What we did about expired links on HN

Arc doesn't cause the expired link issue. Arc is just a Lisp that lets
you program however you want. The HN software is written in a style
that uses closures to remember what a user is up to across multiple
web requests. I'll describe a classic example of this, then how we
changed it a few months ago. While there are still some expired link
errors--primarily when we restart the server process--there are vastly
fewer than there were.

When you click "More" at the bottom of a page, HN shows you the next
30 stories. These are different for logged-in users--they're affected
by profile settings like "showdead"--so, if you're logged in, the
system needs to compute the next 30 stories to show you. Which 30
those are depends on the ones you were just looking at. So the server
needs to know what you were just looking at in order to handle the
"More" request correctly. How can it know that? There are many ways.
HN's traditional way is to make a closure (a function that remembers
any info it needs) at the time that it's generating the original page,
which, when called, will compute the correct next 30 stories.

The advantage is that, at the time you're making the closure, all the
information you need to process the next request correctly is right
there in scope. You don't have to remember it, reconstitute it, or
anything--all of which takes extra code, and different code for each
kind of request. You just say in the simplest way what you want the
next request to do, if and when the user makes it. Since that's
usually very similar to what you've just done (e.g. "these 30 stories
instead of those 30"), it may only take a line or two of code. That's
a huge win for simplicity.

You can't send the closure directly to the browser, so you make a
unique ID instead, save the closure in a table keyed by that ID, and
put the ID in a link. When the user clicks that link, the server gets
the ID, looks up the closure, and executes it.
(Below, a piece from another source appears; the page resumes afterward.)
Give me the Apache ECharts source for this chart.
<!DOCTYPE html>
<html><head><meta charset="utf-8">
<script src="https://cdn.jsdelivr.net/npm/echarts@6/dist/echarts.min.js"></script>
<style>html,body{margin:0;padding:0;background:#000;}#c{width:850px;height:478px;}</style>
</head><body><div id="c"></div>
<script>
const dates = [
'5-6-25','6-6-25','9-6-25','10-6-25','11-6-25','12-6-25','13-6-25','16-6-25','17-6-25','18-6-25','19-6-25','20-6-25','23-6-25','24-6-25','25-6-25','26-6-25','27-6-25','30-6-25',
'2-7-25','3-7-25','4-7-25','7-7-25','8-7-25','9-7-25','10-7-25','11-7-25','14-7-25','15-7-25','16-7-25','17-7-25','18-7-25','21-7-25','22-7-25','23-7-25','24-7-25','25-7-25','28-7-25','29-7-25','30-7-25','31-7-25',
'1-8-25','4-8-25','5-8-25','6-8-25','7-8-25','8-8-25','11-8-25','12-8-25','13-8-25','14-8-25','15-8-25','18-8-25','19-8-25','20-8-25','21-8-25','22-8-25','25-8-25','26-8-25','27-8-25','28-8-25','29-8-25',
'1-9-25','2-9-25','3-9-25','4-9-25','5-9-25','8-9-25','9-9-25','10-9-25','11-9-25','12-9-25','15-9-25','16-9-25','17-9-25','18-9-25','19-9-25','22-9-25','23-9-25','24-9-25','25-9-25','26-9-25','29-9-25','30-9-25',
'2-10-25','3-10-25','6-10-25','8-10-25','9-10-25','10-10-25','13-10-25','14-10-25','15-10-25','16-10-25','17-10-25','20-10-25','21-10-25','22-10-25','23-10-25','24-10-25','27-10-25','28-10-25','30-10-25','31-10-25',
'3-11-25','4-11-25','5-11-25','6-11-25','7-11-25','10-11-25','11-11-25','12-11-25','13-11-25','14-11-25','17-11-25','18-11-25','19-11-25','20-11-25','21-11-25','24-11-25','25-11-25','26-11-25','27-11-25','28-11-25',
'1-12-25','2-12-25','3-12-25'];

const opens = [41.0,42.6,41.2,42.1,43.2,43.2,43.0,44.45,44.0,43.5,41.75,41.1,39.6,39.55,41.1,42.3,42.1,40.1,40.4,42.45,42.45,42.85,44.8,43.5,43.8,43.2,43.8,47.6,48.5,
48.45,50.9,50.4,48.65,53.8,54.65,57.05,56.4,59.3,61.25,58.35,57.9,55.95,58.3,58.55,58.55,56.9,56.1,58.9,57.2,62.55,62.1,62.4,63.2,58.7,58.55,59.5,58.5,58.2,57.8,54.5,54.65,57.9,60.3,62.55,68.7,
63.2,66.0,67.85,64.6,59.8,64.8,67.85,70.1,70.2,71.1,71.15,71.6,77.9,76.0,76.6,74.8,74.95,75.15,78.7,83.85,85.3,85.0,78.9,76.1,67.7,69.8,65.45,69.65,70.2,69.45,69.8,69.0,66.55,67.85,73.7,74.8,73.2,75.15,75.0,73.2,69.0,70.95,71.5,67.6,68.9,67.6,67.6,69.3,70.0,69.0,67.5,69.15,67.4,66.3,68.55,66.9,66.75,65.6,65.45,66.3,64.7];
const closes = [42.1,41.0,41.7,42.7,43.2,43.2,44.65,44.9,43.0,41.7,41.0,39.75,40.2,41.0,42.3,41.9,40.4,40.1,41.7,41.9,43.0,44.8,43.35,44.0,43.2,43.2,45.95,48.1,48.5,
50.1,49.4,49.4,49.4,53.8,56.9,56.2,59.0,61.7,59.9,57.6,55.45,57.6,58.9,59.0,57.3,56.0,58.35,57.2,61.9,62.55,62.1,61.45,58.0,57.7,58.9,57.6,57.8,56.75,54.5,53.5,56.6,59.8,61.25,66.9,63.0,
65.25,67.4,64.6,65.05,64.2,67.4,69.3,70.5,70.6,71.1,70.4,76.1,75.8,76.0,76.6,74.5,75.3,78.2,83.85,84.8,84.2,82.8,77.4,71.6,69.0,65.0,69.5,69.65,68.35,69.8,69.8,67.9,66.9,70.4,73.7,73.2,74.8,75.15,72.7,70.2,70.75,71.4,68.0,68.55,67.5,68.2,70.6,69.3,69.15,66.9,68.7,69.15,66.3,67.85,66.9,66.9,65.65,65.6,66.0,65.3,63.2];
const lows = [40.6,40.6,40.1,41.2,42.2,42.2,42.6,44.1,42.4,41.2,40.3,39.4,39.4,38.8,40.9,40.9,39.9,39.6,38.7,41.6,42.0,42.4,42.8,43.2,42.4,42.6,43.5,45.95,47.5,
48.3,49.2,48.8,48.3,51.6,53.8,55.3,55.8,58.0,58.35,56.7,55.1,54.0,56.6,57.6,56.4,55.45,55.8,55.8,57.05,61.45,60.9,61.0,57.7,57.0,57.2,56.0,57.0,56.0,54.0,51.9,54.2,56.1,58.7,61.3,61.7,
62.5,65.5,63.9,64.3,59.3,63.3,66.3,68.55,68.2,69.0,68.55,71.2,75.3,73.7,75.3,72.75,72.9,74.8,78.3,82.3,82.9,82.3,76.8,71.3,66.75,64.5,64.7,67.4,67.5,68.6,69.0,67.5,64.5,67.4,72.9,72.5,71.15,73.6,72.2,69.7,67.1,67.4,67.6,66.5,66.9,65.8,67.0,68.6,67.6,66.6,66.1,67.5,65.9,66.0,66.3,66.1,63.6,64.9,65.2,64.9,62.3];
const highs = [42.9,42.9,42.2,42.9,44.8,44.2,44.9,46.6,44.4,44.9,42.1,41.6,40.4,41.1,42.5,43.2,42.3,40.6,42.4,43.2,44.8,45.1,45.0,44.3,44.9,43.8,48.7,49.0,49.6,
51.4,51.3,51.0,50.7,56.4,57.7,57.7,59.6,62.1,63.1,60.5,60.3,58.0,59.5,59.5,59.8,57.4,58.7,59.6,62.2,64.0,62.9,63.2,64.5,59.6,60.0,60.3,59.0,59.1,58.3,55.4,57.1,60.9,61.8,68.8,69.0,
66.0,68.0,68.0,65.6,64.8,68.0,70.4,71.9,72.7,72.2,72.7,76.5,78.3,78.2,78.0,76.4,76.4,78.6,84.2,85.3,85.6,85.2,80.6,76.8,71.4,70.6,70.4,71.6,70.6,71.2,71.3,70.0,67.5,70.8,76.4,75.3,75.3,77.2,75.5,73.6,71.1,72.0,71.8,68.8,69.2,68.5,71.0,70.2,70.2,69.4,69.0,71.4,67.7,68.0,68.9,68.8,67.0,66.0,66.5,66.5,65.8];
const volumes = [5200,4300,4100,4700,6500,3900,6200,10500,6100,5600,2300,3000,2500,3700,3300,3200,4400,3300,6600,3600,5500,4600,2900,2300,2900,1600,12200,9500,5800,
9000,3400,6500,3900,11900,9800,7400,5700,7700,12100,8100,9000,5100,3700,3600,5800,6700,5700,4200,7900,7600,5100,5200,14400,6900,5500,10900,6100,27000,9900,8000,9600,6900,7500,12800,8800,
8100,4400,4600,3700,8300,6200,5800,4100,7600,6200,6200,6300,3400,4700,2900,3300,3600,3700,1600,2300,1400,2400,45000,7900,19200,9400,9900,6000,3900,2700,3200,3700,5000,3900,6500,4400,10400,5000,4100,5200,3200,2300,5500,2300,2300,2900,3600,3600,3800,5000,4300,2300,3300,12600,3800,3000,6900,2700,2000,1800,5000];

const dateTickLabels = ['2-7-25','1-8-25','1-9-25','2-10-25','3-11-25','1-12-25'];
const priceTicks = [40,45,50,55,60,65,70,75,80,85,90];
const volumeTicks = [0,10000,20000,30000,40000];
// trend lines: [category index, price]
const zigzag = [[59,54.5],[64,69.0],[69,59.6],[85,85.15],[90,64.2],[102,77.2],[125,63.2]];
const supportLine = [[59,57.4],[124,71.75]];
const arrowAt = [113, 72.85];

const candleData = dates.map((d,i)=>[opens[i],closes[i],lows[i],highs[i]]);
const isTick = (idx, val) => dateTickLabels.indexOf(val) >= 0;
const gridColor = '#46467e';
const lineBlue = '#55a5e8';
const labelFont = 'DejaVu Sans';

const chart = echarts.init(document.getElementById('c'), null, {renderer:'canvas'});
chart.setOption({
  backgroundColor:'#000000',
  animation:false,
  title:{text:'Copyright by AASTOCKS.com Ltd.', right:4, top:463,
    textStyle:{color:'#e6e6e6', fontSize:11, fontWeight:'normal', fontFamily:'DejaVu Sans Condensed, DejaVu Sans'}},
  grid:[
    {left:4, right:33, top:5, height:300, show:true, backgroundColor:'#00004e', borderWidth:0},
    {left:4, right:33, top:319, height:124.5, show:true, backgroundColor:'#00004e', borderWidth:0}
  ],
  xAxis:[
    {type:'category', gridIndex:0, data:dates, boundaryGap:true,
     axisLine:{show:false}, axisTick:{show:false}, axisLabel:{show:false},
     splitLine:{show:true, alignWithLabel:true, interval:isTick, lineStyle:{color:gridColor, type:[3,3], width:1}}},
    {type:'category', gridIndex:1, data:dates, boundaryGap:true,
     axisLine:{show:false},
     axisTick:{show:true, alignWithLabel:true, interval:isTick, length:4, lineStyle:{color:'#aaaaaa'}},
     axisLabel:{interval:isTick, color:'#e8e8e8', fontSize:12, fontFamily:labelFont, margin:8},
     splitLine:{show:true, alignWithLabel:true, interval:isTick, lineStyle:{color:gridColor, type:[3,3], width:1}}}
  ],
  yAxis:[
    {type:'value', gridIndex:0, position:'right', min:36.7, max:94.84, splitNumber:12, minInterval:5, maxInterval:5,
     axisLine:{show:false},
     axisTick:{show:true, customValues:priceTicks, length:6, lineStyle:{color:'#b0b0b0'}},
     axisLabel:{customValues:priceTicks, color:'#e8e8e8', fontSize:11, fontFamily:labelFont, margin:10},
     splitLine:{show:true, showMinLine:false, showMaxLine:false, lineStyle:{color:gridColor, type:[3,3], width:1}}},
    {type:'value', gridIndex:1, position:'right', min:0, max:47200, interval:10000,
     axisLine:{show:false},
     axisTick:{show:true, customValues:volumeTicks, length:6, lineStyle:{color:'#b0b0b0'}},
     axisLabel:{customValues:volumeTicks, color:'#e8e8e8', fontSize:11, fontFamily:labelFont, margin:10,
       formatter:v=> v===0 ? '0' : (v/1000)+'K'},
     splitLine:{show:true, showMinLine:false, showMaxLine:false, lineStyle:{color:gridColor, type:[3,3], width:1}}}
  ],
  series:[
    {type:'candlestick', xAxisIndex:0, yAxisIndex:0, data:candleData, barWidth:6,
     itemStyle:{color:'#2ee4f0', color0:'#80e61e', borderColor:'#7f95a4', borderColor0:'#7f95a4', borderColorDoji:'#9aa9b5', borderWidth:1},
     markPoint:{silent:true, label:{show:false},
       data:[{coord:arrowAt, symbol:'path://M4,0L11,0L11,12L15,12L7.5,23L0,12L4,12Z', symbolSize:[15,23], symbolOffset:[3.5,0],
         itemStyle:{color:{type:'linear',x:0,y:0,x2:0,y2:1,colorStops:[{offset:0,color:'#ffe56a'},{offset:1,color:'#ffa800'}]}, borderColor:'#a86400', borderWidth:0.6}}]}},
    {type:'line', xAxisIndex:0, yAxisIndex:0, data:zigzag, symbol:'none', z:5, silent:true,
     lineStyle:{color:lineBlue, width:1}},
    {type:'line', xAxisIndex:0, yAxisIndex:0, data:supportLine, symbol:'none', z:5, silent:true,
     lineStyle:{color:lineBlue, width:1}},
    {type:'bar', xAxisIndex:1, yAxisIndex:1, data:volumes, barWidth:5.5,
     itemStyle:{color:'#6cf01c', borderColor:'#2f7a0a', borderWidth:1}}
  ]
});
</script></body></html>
If you're saving lots of closures, eventually you'll run out of RAM if
you don't garbage-collect some. So the HN server periodically prunes
the oldest ones. If one of those links is still open in a browser
window somewhere and the user clicks on it, the server will no longer
remember what to do. That is when HN says "Unknown or expired link".

As HN grew larger, there were many more of these closures, and the
odds were higher that someone would try to use one after it had been
pruned. A few months ago, since we were working on that part of the
code anyway, we decided to eliminate the most common cases. We
measured how often all the different types of closure were
created--there are a few dozen different kinds, IIRC--and replaced
the most common ones with more traditional ways of passing state back
to the server, like query strings and hidden form fields. We did that
until the total number of closures being created was down by an order
of magnitude, and then--equally importantly--we stopped. Now the
system has enough RAM to remember the vast majority of closures again,
and the "expired link" errors have dwindled to a tiny fraction of what
they were before. (The one unfortunate exception to this is when we
restart the server process. Then *all* the closures get pruned,
regardless of how much RAM you have to cache them.)

I was the person who changed the code to not use closures for "More"
links and the next most common cases, and it gave me a new
appreciation for how powerful the closure technique is. Getting rid of
those closures was a pain, and it made the code more complicated.

One reason the closure technique is so powerful is that you're
leveraging the programming language and runtime to do all your
book-keeping: whatever data is handy, you just reference. The system
keeps track of all the references for you. That's why using things
like query strings and hidden form fields is more complicated: you
have to handle all those details yourself--not to mention serialize
and deserialize them, if you're passing through any format other than
what your program keeps in memory. That is tedious, and when your app
has many kinds of request, the complexity quickly piles up. Of course
there are other kinds of abstraction you can build over this, but
closures are an elegant one—especially in cases where programming
simplicity is more important than scalability, which, of course, is
most cases.

When HN was first being built, this tradeoff in favor of programming
ease was a no-brainer. In fact, it's because of methods like this that
HN exists at all, because HN wouldn't exist if one person (pg) hadn't
been able to build it in his spare time. The fact that it lasted as a
one-man side project for something like 7 years is evidence of how
powerful its software design is. The closure technique is a major part
of that, and it's still used throughout the codebase. It would be
foolish to try to replace all of them: the same tradeoff in favor of
programming efficiency is still the dominant factor in most of those
cases because they are relatively little used.